Steel that naturally weathers to provide a stunning rusted look.
- Superior aesthetics
- Provides excellent weather protection to the building envelope.
- Virtually maintenance free. No need to paint. Does not require any separate surface treatment. Use of weather resistant steel thus eliminates the need for surface treatments during the manufacturing and operational periods. The only maintenace required is to ensure that the conditions for formation of the patina layer are preserved, i.e.

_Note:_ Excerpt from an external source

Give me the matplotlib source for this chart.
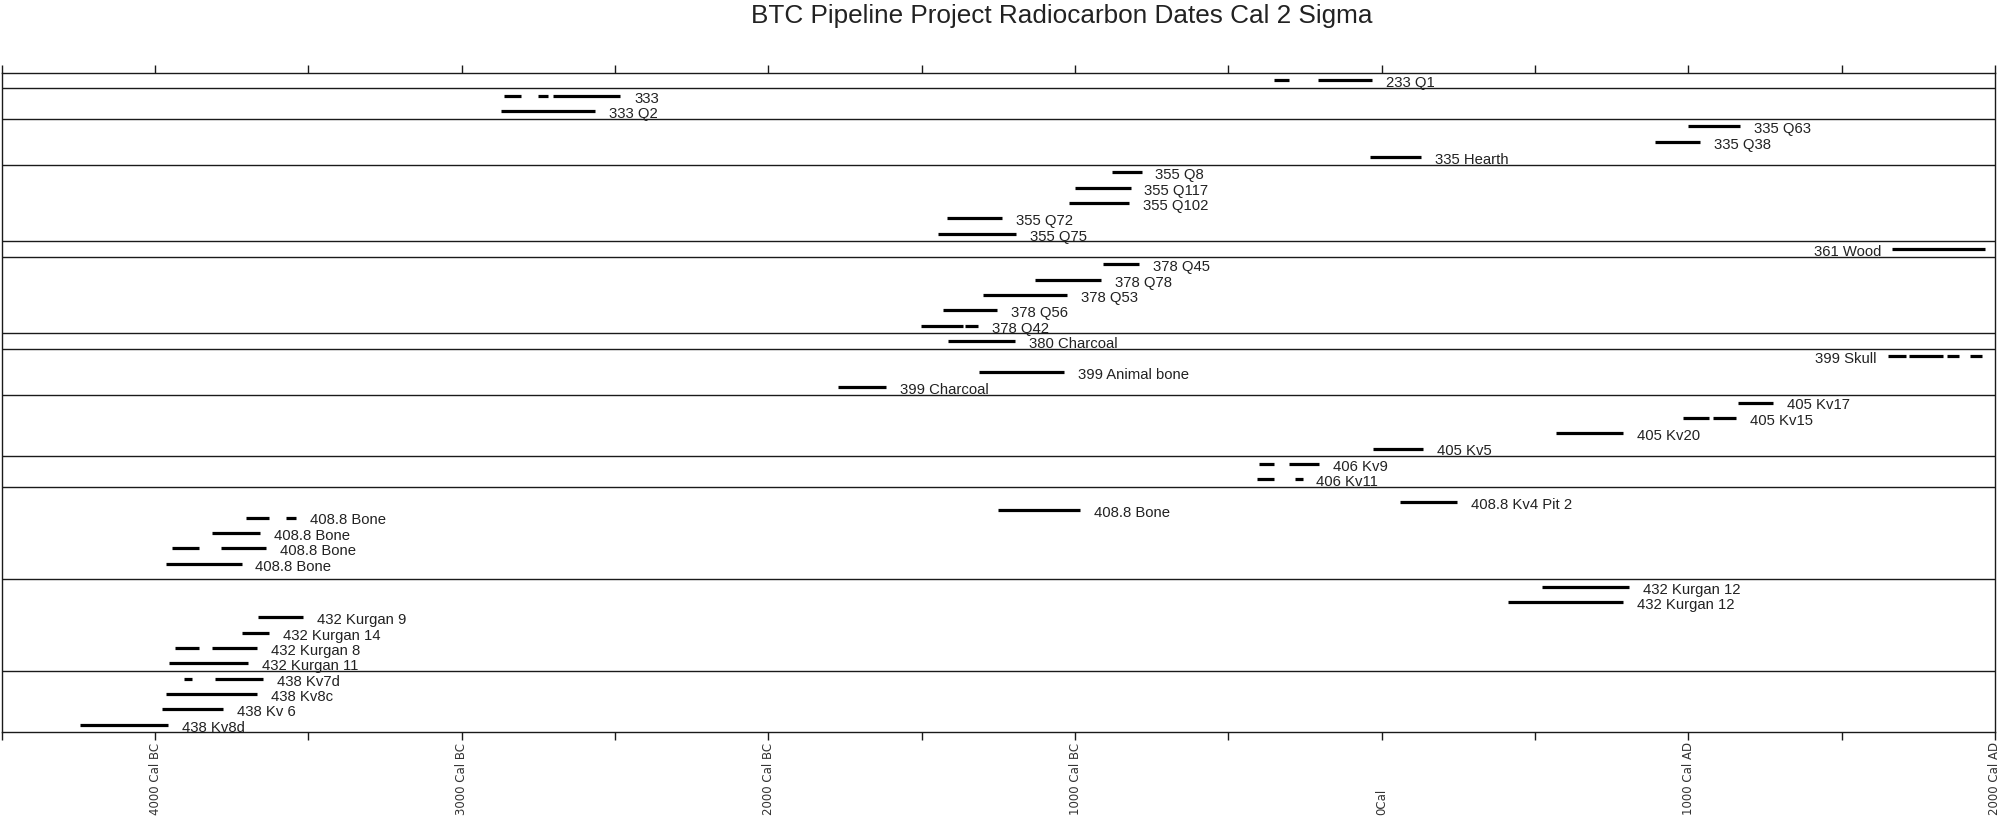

That the corten steel elements are periodically wetted and dried but not kept constantly wet.
- No requirement to treat lowers the environmental load and costs throughout the product's life cycle.
- Self-protecting steel is longlasting.
- Self-protecting steel is economic due to low maintenance.
- Self-protecting steel is easily recyclable.
- High strength-to-weight ratio. This gives the designed the ability to reduce costs through using lighter sections for your project.
Corten (also commonly referred to as cor-ten) was used in 1971 for an order of electric railcars built by the St. Louis Car Company for Illinoise Central Railroad. The use of corten was seen as cost-cutting move in comparison with the contemporary railcar standard of stainless steel. Most of these railcars still operate today.
Examples of Corten Structures:
- The Angel of the North (UK)
- Arts Complex at Leeds Metropolitan University (UK)
- Matsunoyama Natural Science Museum (Japan)
- The Centre for Contemporary Art, Melbourne, (Australia)
- • Rust-like appearance if exposed to weather for several years.
- Due to the chemical composition, corten steel exhibits increased resistance to atmospheric corrosion compared to other steel. This is because the steel forms a protective layer on its surface under the influence of the weather.
- The corrosion-retarding effect of the protective layer is produced by the particular distribution and concentration of alloying elements in it. The layer protecting the surface develops and regenerates continuously when subjected to the influence of the weather. Therefore, the steel is allowed to rust in order to form the 'protective' coating.
- Formation, duration of development and protective effect of the covering layer on weathering steels depend largely upon the corrosive character of the atmosphere. Its influence varies and depends mainly upon the general weather conditions. In general, the covering layer offers protection against atmospheric corrosion in industrial, urban and countryside climate. In Industrial environments the protective layer forms more rapidly on the steel and darkens more than in cleaner rural environments. The protective patina layer cannot form, however, if the surface of the steel is continuously damp or dirty.